Whatever the circumstances, she always
tried to be feminine. Burke says she
was the first wrestler of either sex
to wear fancy robes, and she wore $50,000
worth of jewelry into the ring until
its safekeeping became too much of a
headache.
She was paid well, making as much
as $2,000 a night and grossing $250,000
to $300,000 a year in her heyday --
30 years ago.
But she said Wolfe, as her promoter,
got it all.
"That was the stupid part of me,"
Burke said. "Twenty-two years. All the
bleeding I went through, to wind up
with nothing. Someone would say 'wrestling'
to me and tears would come to my eyes.
The years no longer seem wasted, though
Burke says many of her wrestlers clear
$20,000-$30,000 a year, although the
overseas market is more lucrative. Here,
she says, people are more interested
in an acrobatic show. Abroad, she says,
they are more interested in a real scuffle.

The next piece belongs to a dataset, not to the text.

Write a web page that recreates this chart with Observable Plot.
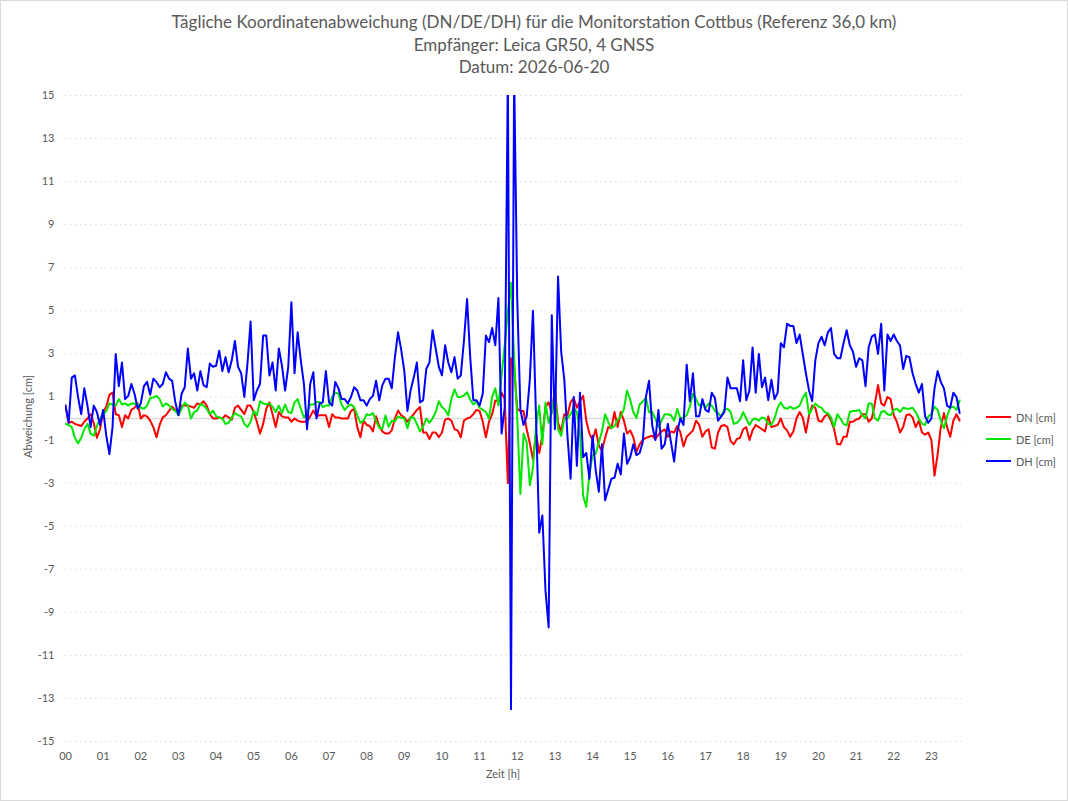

She says her training program attracts
educated girls, girls unlike "Crazy
Gladys," a former opponent who Burke
said had a "cauliflower head" and ate
soap after every match because she thought
it would kill whatever germs she might
have picked up in the ring.
There's a book coming out about Millie
Burke. A throwback who bled
and not catsup, she wanted to call it,
"The Third Fall." But the author has
decided to call it "Sex, Muscles and
Diamonds." Oh well, that's show biz.